Diversity at the core of progress

Women have historically been underrepresented among members of The African Academy of Sciences. Executive director Berhanu Abegaz says fixing that is a priority – and the academy's female ranks are now showing growth

Three years ago, the African Academy of Sciences (AAS) had 183 fellows, and only three of them – less than 2% – were women. When Berhanu Abegaz became AAS executive director that year, he was seriously concerned about how to get that number to grow, and do it fast. The solution was: Recruit more fellows and more women without sacrificing quality. Today, three years later, AAS has 17 women list among its 266 fellows, over 6%.

“It takes a few to bring more,” said Abegaz. “Now, three of the 17 members in the Governing Council level are women, raising their representation to 17% at the leadership level. So really, that shows how this issue is taken seriously at AAS.” As a result, he added, it should be even easier to increase the number of women in the AAS Fellowship. 

In a presentation at the Abdus Salam International Centre of Theoretical Physics (ICTP) on 17 July, Abegaz acknowledged that there’s still a long way to go. The academy is planning to expand not only its gender diversity, but also its diversity across nations and in scientific fields such as climate change. 

Abegaz, born in Ethiopia and now living and working in Kenya, is a TWAS Fellow (1998) and an organic chemist who studied natural products. He took on the role of executive director of AAS in 2011, and is also the coordinator of the TWAS Regional Office for Sub-Saharan Africa, which is hosted by AAS in Nairobi, Kenya.

The Academy's strategic plan 2013-2018 calls for the academy to expand its membership to 600 active African scientists, and in the process acquire representation from all 54 countries and the African diaspora.
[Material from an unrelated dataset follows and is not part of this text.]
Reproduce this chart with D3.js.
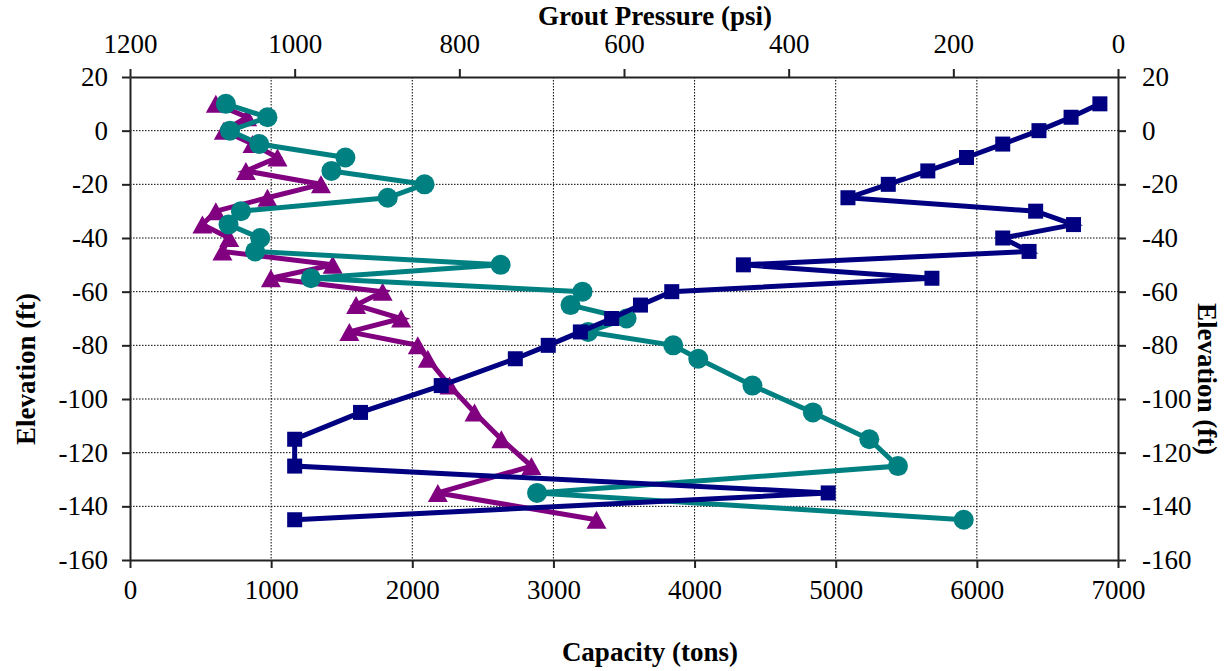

As it stands, some of Africa's more populous countries, such as Algeria and Ethiopia, are underrepresented in the Academy, and even more countries – including Angola and Libya – have no members at all. 

The academy also wants to attract scientists from fields that are currently low in numbers in Africa, such as climate science, information and communications technology, energy and nutrition. Finally, the Academy has set a target of 15% women members by 2018, with a minimum of one woman from each African country.

“We really believe that women are under-represented in the academy,” Abegaz said. “And every year, when I work in the academy, I look out for any programs, any conferences, that focus on women, and there are quite of few of these conferences.” Prizes, such as the African Union Regional Prize for Women Scientists and the UNESCO L’Oreal Prize, are useful sources for finding Africa’s brightest women researchers, he added. “And I’m not only interested in the winners, but those who are on the short lists. The candidates.”

Increasing its diversity also has benefits for the academy’s credibility as a scientific organization. By bringing together people of different backgrounds, disciplines and expertise, Abegaz said, it creates a culture in which creative solutions can emerge to difficult problems that science and engineering are trying to solve in Africa. Among those challenges are creating sustainable energy sources and adapting to climate change, which will have a powerful influence on the continent’s development.

AAS has one ambitious initiative in that field: “Climate Change Impact Research Capacity and Leadership Enhancement in Sub-Saharan Africa”. Using about USD8 million from the UK's Department for International Development, the project is offering 100 fellowships – 40 post-masters and 60 postdoctoral – to strengthen climate science expertise among African scientists. Research institutions and African universities will both nominate and host the fellows. 

The issue has to be tackled from many different perspectives, Abegaz said, “We need to see energy and climate change, water and climate change, all of agriculture, health and livelihood, political and policy aspects. You can see there needs to be an alignment of these objectives within our strategy.

“We are somewhat pioneering in this because it’s a departure from what was conventional,” he said of the overall push for diversity. “We will probably make mistakes as we go along, but we are keeping an open mind and seeing how we can learn from this.”